The contradiction of Obama’s climate policy

WASHINGTON — On the eve of the Obama administration’s release Tuesday of a report warning about grave consequences of climate change, presidential counselor John Podesta went into the White House briefing room and crowed about fossil-fuel production in words that could have been penned by Dick Cheney.

“The United States is now the largest producer of natural gas in the world and the largest producer of gas and oil in the world,” Podesta declared. “It’s projected that the United States will continue to be the largest producer of natural gas through 2030. For six straight months now, we’ve produced more oil here at home than we’ve imported from overseas.”

Podesta went on to say that as part of the “big increase” in oil and gas production, “we’re back on track to produce more oil and gas in the Gulf” of Mexico. As for environmental concerns related to all this production, “that can be dealt with through the proper application of the best practices to produce that oil and gas.”

It was a jarring juxtaposition: a new warning Tuesday about threats to life, health and commerce posed by carbon emissions, preceded by a boast Monday about record levels of carbon-fuel production. This is the contradiction at the heart of President Obama’s climate-change policy.

The president has made serious progress with renewable fuels and with energy efficiency (a new rule limiting carbon output at existing power plants, due next month, will be another big step) but this is being offset by increased production and export of fossil fuels.

“I don’t see how you can square it,” says Joe Romm, a physicist who used his Climate Progress blog at the liberal Center for American Progress to question Obama’s “Jekyll and Hyde” approach. “If we constrain our carbon emissions a little bit but we still produce more and more fossil fuels and then we sell them to other people who burn them, then that doesn’t solve the problem. Obama is not pulling any punches on the climate science, but he’s touting an energy policy which basically assumes the climate science doesn’t exist or it’s not true.”

Those words are particularly noteworthy because Romm worked for Podesta, who founded and ran the Center for American Progress before joining the Obama White House. And the sentiment is widespread. Leaders of 18 prominent environmental groups wrote to Obama this winter, saying that what the White House calls its “all of the above” energy strategy “accelerates development of fuel sources that can negate the important progress you’ve already made on lowering U.S. carbon pollution, and it undermines U.S. credibility in the international community.”

Similar contradictions can be seen in other policy areas. Obama set out to rein in Bush administration overreach but has presided over a record number of drone strikes. He advocates for a more humane immigration system but has deported a record number of illegal immigrants.

Often, Obama has been more pragmatic than his conservative critics give him credit for; he has, for example, taken into account the economic and national security benefits of more domestic oil production. But his pragmatism also means he hasn’t advanced his own policies as forcefully as he could, even though he is maligned by conservatives as if he had.

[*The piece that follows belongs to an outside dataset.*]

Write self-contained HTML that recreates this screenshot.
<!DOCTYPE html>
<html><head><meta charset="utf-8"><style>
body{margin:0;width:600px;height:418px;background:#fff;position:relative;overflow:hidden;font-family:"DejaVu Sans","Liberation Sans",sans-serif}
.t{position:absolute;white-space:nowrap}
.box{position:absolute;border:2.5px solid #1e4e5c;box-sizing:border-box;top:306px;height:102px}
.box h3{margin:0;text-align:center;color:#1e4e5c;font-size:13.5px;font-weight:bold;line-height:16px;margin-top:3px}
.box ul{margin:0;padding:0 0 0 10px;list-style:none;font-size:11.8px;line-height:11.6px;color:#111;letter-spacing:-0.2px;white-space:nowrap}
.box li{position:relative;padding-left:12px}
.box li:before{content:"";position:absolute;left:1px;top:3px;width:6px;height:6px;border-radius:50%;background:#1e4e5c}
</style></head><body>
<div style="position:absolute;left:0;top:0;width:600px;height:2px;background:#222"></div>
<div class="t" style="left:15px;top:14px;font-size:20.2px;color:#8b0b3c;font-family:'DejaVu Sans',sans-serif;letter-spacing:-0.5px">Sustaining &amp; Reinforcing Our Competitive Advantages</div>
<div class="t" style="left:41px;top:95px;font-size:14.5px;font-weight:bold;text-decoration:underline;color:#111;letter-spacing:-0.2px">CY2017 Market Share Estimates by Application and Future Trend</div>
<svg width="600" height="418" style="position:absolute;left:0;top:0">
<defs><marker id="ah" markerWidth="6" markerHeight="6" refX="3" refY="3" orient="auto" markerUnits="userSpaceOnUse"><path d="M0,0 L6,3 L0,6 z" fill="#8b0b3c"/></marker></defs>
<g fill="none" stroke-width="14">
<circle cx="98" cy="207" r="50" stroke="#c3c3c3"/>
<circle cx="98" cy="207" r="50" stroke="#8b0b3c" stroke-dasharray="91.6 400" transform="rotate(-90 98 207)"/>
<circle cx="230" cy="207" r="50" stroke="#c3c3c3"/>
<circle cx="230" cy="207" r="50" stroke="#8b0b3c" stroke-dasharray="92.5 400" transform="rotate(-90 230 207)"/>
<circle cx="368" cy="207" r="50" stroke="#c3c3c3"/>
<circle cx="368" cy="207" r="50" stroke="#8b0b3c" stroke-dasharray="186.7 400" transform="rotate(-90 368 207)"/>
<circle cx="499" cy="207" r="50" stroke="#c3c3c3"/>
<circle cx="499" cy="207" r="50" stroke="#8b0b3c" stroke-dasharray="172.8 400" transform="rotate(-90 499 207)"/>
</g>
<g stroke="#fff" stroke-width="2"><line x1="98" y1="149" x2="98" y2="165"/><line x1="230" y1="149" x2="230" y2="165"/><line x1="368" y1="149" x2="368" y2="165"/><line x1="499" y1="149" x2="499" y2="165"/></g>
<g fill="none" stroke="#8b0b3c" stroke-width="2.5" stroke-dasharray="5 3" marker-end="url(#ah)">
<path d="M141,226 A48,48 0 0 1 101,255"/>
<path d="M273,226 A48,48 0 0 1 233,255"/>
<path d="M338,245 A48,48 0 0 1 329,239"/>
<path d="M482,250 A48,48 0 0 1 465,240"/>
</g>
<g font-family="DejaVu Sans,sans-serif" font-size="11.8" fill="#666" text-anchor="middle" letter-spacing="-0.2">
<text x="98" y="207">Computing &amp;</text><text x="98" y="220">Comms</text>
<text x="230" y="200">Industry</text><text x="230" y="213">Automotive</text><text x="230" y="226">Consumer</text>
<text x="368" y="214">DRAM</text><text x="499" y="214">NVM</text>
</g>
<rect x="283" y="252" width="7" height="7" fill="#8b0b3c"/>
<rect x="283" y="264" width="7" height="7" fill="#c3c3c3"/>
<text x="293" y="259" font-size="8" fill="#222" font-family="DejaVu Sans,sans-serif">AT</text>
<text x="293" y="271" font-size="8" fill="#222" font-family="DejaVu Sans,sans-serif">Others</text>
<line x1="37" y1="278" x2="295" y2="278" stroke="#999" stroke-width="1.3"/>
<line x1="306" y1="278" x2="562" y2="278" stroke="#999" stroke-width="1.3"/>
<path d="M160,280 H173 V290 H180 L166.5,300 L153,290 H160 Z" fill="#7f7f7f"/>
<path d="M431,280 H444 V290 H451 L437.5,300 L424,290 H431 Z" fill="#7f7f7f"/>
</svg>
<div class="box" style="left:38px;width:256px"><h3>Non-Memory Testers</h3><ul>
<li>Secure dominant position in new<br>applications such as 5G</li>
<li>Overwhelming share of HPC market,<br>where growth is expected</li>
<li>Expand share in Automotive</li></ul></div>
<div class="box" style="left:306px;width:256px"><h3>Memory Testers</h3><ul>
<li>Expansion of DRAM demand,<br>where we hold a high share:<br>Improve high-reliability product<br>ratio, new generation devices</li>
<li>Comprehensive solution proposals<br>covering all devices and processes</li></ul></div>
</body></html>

Podesta, articulating Obama’s all-of-the-above strategy, told reporters Monday that the administration is “firing on all cylinders when it comes to producing more energy, cleaner energy, and more energy efficiency, as well as combating climate change.”

After Podesta’s presentation, a reporter observed that it seemed like “a wholehearted endorsement of fracking” (an increasingly popular method of producing natural gas) and that Obama had similarly lauded the technology.

Podesta responded by endorsing natural-gas fracking “as a bridge, if you will, from a world in which there’s still a need for fossil fuels to power our economy.”

But Romm, the climate-change expert, says industry has been using the “bridge” argument for three decades. There’s now some evidence that methane leaked in the transport and production of “clean” natural gas could erase the carbon advantage it has over coal.

“The science says you’re going to need to leave most of the carbon, the fossil fuels, in the ground if you don’t want to render large parts of the planet uninhabitable,” he argues. Yet the Obama administration proceeds with fracking, new coal production leases and export terminals and drilling in the Arctic — an all-of-the-above strategy that “used to be the Republican mantra.”

Now it’s not a mantra. It’s a contradiction.

Dana Milbank is a Washington Post columnist.